Pytorch CIFAR10 image classification, data loading and visualization

Pytorch general process¶

• Data read
• data processing
• Build a network
• Model training
• Model online

Here will first talk about the data loading and image visualization of CIFAR10, and then the model will introduce and implement the network.

1. Data reading¶

CIFAR-10 is a small data set compiled by Hinton students Alex Krizhevsky and Ilya Sutskever for identifying universal objects. A total of 10 categories of RGB color pictures are included: arplane, automobile, bird, cat, deer, dog, frog, horse, ship and truck. The size of the picture is 32×32, and there are a total of 50,000 training pictures and 10,000 test pictures in the data set.

Compared with the MNIST data set, CIFAR-10 has the following differences:

• CIFAR-10 is a 3-channel color RGB image, and MNIST is a grayscale image.
• The picture size of CIFAR-10 is 32×32, while the picture size of MNIST is 28×28, which is slightly larger than MNIST.
• Compared with handwritten characters, CIFAR-10 contains real objects in the real world, not only the noise is large, but the proportions and features of the objects are not the same, which brings great difficulties to recognition.

First use torchvision to load and normalize our training data and test data.

1. Torchvision implements some commonly used deep learning related image data loading functions, such as cifar10, Imagenet, Mnist, etc., which are saved in the torchvision.datasets module.
2. At the same time, some methods of processing data are also encapsulated. Saved in the torchvision.transforms module
3. Some models and tools are also encapsulated in corresponding models. For example, torchvision.models contains models such as AlexNet, VGG, ResNet, and SqueezeNet.
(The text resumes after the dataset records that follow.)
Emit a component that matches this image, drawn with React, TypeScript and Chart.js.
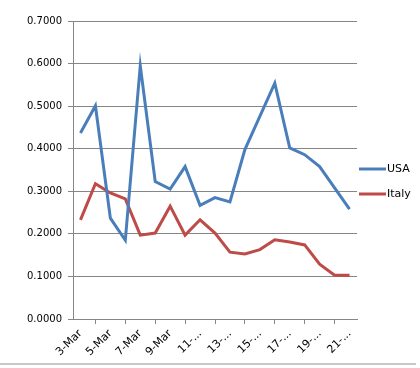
import React, { useEffect, useRef } from "react";
import { Chart, registerables } from "chart.js";

Chart.register(...registerables);

const categories = [
  "3-Mar", "4-Mar", "5-Mar", "6-Mar", "7-Mar", "8-Mar", "9-Mar", "10-Mar",
  "11-Mar", "12-Mar", "13-Mar", "14-Mar", "15-Mar", "16-Mar", "17-Mar",
  "18-Mar", "19-Mar", "20-Mar", "21-Mar",
];

const usaValues = [
  0.437, 0.501, 0.237, 0.185, 0.595, 0.323, 0.305, 0.358, 0.267, 0.285,
  0.275, 0.398, 0.476, 0.554, 0.402, 0.386, 0.358, 0.308, 0.258,
];

const italyValues = [
  0.233, 0.318, 0.296, 0.282, 0.197, 0.202, 0.265, 0.197, 0.233, 0.202,
  0.157, 0.153, 0.163, 0.186, 0.181, 0.174, 0.129, 0.103, 0.103,
];

const seriesNames = ["USA", "Italy"];
const seriesColors = ["#4A7EBB", "#BE4B48"];

const FONT = "'DejaVu Sans', sans-serif";

function shortLabel(s: string): string {
  return s.length > 5 ? s.slice(0, 3) + "..." : s;
}

export default function App() {
  const ref = useRef<HTMLCanvasElement | null>(null);

  useEffect(() => {
    if (!ref.current) return;
    const legendPlugin = {
      id: "customLegend",
      afterDraw(chart: any) {
        const ctx = chart.ctx;
        ctx.save();
        const items = chart.data.datasets;
        items.forEach((ds: any, i: number) => {
          const y = 169 + i * 25;
          ctx.strokeStyle = ds.borderColor;
          ctx.lineWidth = 3;
          ctx.beginPath();
          ctx.moveTo(359, y);
          ctx.lineTo(386, y);
          ctx.stroke();
          ctx.fillStyle = "#000";
          ctx.font = `11px ${FONT}`;
          ctx.textBaseline = "middle";
          ctx.textAlign = "left";
          ctx.fillText(ds.label, 387, y);
        });
        ctx.strokeStyle = "#c8c8c8";
        ctx.lineWidth = 2;
        ctx.beginPath();
        ctx.moveTo(0, 364);
        ctx.lineTo(416, 364);
        ctx.stroke();
        ctx.restore();
      },
    };

    const chart = new Chart(ref.current, {
      type: "line",
      data: {
        labels: categories,
        datasets: [
          {
            label: seriesNames[0],
            data: usaValues,
            borderColor: seriesColors[0],
            backgroundColor: seriesColors[0],
            borderWidth: 3,
            pointRadius: 0,
            tension: 0,
          },
          {
            label: seriesNames[1],
            data: italyValues,
            borderColor: seriesColors[1],
            backgroundColor: seriesColors[1],
            borderWidth: 3,
            pointRadius: 0,
            tension: 0,
          },
        ],
      },
      options: {
        animation: false,
        responsive: false,
        layout: { padding: { left: 0, top: 21, right: 63, bottom: 0 } },
        plugins: {
          legend: { display: false },
          tooltip: { enabled: false },
        },
        scales: {
          x: {
            offset: true,
            grid: {
              offset: true,
              drawOnChartArea: false,
              drawTicks: true,
              tickLength: 5,
              color: "#868686",
            },
            border: { color: "#868686", width: 1 },
            ticks: {
              autoSkip: false,
              minRotation: 45,
              maxRotation: 45,
              color: "#000",
              font: { family: FONT, size: 11 },
              padding: 3,
              callback: (_v: any, i: number) =>
                i % 2 === 0 ? shortLabel(categories[i]) : null,
            },
            afterFit: (s: any) => {
              s.height = 49;
            },
          },
          y: {
            min: 0,
            max: 0.7,
            grid: {
              color: "#868686",
              tickLength: 5,
            },
            border: { color: "#868686", width: 1 },
            ticks: {
              stepSize: 0.1,
              color: "#000",
              font: { family: FONT, size: 10 },
              padding: 6,
              callback: (v: any) => Number(v).toFixed(4),
            },
            afterFit: (s: any) => {
              s.width = 73;
            },
          },
        },
      },
      plugins: [legendPlugin],
    });
    return () => chart.destroy();
  }, []);

  return (
    <div style={{ position: "absolute", left: 0, top: 0, width: 420, height: 368, background: "#fff" }}>
      <canvas ref={ref} width={420} height={368} style={{ width: 420, height: 368 }} />
    </div>
  );
}
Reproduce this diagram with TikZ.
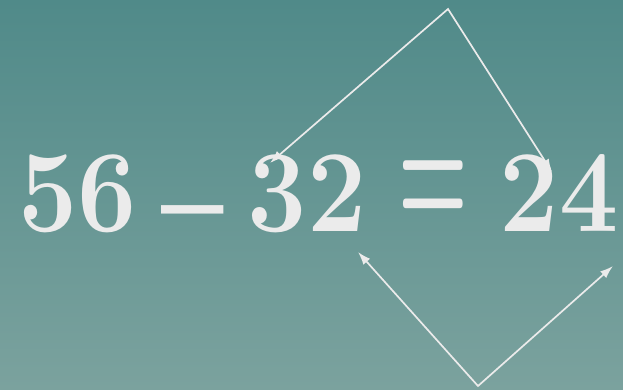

Since the output of torchvision's datasets is [0,1] PILImage, we first normalize to [-1,1] Tensor

First, a transformation transform is defined. The Compose() in the transforms module mentioned above is used to combine multiple transformations. You can see that the two transformations ToTensor and Normalize are combined.

transforms.Normalize((0.5, 0.5, 0.5), (0.5, 0.5, 0.5)) The front (0.5, 0.5, 0.5) is the average of the three RGB channels, and the back (0.5, 0.5, 0.5) is the three channels Note that the channel order is RGB. Students who have used opencv should know that the image read by openCV is in BRG order. These two tuple data are used to normalize the RGB image, as shown by the name Normalize, where 0.5 is just an approximate operation. In fact, the mean and variance are not so many, but for this example, the impact Don't count. The exact value is calculated by calculating the data of the three channels R, G, and B respectively.

transform = transforms.Compose([
#     transforms.CenterCrop(224),
    transforms.RandomCrop(32,padding=4), # Data augmentation
    transforms.RandomHorizontalFlip(),  # Data augmentation
    transforms.ToTensor(),
    transforms.Normalize((0.5, 0.5, 0.5), (0.5, 0.5, 0.5))
]) 

Trainloader is actually a more important thing. We will pass the data to the network through trainloader later. Of course, the trainloader here is actually a variable name, which can be taken whatever you want. The point is that it is defined by the following torch.utils.data.DataLoader() Yes, this thing comes from the torch.utils.data module.

Batch_Size = 256

trainset = datasets.CIFAR10(root='./data', train=True,download=True, transform=transform)
testset = datasets.CIFAR10(root='./data',train=False,download=True,transform=transform)
trainloader = torch.utils.data.DataLoader(trainset, batch_size=Batch_Size,shuffle=True, num_workers=2)
testloader = torch.utils.data.DataLoader(testset, batch_size=Batch_Size,shuffle=True, num_workers=2)
classes = ('plane', 'car', 'bird', 'cat','deer', 'dog', 'frog', 'horse', 'ship', 'truck')

Files already downloaded and verified
Files already downloaded and verified

2. View data (format, size, shape)¶

First you can view the category

classes = trainset.classes
classes

['airplane',
 'automobile',
 'bird',
 'cat',
 'deer',
 'dog',
 'frog',
 'horse',
 'ship',
 'truck']

trainset.class_to_idx

{'airplane': 0,
 'automobile': 1,
 'bird': 2,
 'cat': 3,
 'deer': 4,
 'dog': 5,
 'frog': 6,
 'horse': 7,
 'ship': 8,
 'truck': 9}

You can also check the data of the training set

trainset.data.shape 

#50000 is the number of pictures, 32x32 is the picture size, 3 is the number of channels RGB
(50000, 32, 32, 3)

View data type

print(type(trainset.data))
print(type(trainset))

<class 'numpy.ndarray'>
<class 'torchvision.datasets.cifar.CIFAR10'>

summary

• trainset.data.shape is the standard numpy.ndarray type, where 50000 is the number of pictures, 32x32 is the picture size, and 3 is the number of channels RGB;
• trainset is the standard ? ? type, where 50000 is the number of pictures, 0 means take the previous data, 2 means 3 channels RGB, 32*32 means the picture size

3. View pictures¶

import numpy as np
import matplotlib.pyplot as plt
plt.imshow(trainset.data[0])
im,label = iter(trainloader).next()

Convert np.ndarray to torch.Tensor

In deep learning, the original image needs to be converted to a data format customized by the deep learning framework, and in pytorch, it needs to be converted to torch.Tensor.
pytorch provides torch.Tensor and numpy.ndarray conversion interfaces:

• torch.from_numpy(xxx): Convert numpy.ndarray to torch.Tensor
• tensor1.numpy(): Get the numpy format data of the tensor1 object

The representation of torch.Tensor high-dimensional matrix: N x C x H x W

numpy.ndarray Representation of high-dimensional matrix: N x H x W x C

Therefore, you need to use the numpy.transpose() method when converting between the two.

def imshow(img):
    img = img / 2 + 0.5
    img = np.transpose(img.numpy(),(1,2,0))
    plt.imshow(img)

imshow(im[0])

plt.figure(figsize=(8,12))
imshow(torchvision.utils.make_grid(im[:32]))